Climate change can and will increase refugee situations. Shifting rainfall patterns, spreading desertification and falling agricultural productivity are likely to undermine rural livelihoods, worsen job prospects in rural areas and accelerate the migration to urban areas. This could strain services in cities and lead to increased resentment of existing refugee populations.

Large-scale migrations will increase tensions locally, such as by intensifying the struggle for livelihoods and altering political power configurations. South Sudan is an unfortunate illustration. That’s because famine has swept across the country, bringing food insecurity to millions of people.

The famine was predominantly the result of mismanagement stemming from the lasting effects of the 2013 civil war, but it was abetted by below average rainfall that dried up parts of the country’s agricultural areas. This instability, meanwhile, fanned conflict as a mass exodus unfolds, putting rival ethnic groups in close proximity to one another.
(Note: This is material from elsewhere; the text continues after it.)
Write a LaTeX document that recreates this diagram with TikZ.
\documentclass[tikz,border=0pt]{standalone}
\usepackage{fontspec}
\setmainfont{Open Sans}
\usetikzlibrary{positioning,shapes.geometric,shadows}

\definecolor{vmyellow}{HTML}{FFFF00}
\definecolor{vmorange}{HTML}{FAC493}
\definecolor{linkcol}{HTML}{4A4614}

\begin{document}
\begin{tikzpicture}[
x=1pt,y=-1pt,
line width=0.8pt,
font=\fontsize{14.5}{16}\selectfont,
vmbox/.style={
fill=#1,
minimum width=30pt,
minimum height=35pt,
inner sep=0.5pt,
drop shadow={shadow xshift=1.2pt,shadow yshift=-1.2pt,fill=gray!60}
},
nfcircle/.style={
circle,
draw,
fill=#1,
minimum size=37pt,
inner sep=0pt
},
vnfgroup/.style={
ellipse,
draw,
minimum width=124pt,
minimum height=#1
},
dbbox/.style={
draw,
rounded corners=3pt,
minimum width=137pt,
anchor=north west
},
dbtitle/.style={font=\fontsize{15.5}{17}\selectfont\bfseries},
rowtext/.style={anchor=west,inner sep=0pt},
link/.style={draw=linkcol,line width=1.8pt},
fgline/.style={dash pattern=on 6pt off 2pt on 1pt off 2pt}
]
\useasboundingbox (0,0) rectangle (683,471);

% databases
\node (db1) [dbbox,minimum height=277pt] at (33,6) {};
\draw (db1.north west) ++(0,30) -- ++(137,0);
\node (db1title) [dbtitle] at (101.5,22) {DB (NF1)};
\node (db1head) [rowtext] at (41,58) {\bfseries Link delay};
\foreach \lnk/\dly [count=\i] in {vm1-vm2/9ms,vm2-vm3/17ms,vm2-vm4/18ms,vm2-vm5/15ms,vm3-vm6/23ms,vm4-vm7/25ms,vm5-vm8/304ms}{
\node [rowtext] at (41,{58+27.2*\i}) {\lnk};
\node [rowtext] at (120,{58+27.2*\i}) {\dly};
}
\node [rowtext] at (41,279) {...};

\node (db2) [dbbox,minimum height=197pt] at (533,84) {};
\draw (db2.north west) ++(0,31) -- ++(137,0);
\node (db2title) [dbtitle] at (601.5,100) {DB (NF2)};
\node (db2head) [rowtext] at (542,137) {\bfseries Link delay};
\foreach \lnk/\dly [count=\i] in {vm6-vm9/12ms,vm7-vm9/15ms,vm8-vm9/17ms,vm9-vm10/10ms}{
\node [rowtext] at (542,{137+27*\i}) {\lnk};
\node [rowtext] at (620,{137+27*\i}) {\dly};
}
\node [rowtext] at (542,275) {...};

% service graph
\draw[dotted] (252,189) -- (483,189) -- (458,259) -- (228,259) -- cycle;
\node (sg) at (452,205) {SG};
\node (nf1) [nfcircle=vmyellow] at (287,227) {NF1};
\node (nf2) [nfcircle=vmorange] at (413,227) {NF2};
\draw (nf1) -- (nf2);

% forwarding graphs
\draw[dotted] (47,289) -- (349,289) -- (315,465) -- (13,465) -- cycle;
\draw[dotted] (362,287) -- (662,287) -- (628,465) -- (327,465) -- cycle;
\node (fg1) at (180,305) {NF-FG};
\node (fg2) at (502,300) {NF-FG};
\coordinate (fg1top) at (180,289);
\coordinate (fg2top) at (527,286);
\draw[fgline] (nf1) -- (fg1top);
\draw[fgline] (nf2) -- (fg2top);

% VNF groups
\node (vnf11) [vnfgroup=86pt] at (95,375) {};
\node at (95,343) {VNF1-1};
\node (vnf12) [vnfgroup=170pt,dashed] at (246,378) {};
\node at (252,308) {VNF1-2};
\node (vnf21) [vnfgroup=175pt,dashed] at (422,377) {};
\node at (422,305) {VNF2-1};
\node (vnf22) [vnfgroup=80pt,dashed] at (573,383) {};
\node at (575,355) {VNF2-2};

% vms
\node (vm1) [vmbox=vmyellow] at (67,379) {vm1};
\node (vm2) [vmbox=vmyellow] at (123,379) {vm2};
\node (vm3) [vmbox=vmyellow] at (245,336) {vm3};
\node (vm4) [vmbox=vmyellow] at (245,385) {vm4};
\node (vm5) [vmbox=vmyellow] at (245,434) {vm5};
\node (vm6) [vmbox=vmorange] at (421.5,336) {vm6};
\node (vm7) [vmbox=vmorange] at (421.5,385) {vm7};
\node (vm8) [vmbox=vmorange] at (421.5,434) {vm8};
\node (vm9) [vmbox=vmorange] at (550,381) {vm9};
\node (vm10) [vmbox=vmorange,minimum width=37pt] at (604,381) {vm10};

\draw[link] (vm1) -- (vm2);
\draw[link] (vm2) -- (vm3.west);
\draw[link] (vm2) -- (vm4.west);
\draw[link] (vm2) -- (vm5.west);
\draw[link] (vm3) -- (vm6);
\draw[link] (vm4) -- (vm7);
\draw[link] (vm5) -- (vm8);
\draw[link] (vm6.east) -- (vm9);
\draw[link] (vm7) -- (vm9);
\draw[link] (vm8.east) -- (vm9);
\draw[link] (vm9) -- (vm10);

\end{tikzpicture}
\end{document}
4) Perceptions of resources shrinking as a result of climate change could increase the militarization of strategic natural resources

The allocations of resources falling in absolute terms as a result of climate change and in relative terms as a result of population growth and increased demand could become increasingly tense. Control over them may become perceived as an increasingly key dimension of national security, and resource scarcity could be a pretext for their greater militarization. For instance, King (2017) points out that in 2011, Somalia was hit by regional droughts that have been linked to climate change. During this time, as King notes, jihadist fundamentalist group “Al-Shabaab changed its traditional guerilla tactics and started to cut off liberated cities from their water sources so that they could demonstrate at least some kind of power and presence.

Seen in this light, adaptation to the effects of climate change can be a part of peacebuilding and peacebuilding is a way of increasing adaptive capacity. But between predicting (the effects of climate change) and preparing, there is still a long way to go. Strong international efforts in reducing the effects of climate change therefore, is undoubtedly a means of promoting global peace and sustainable development.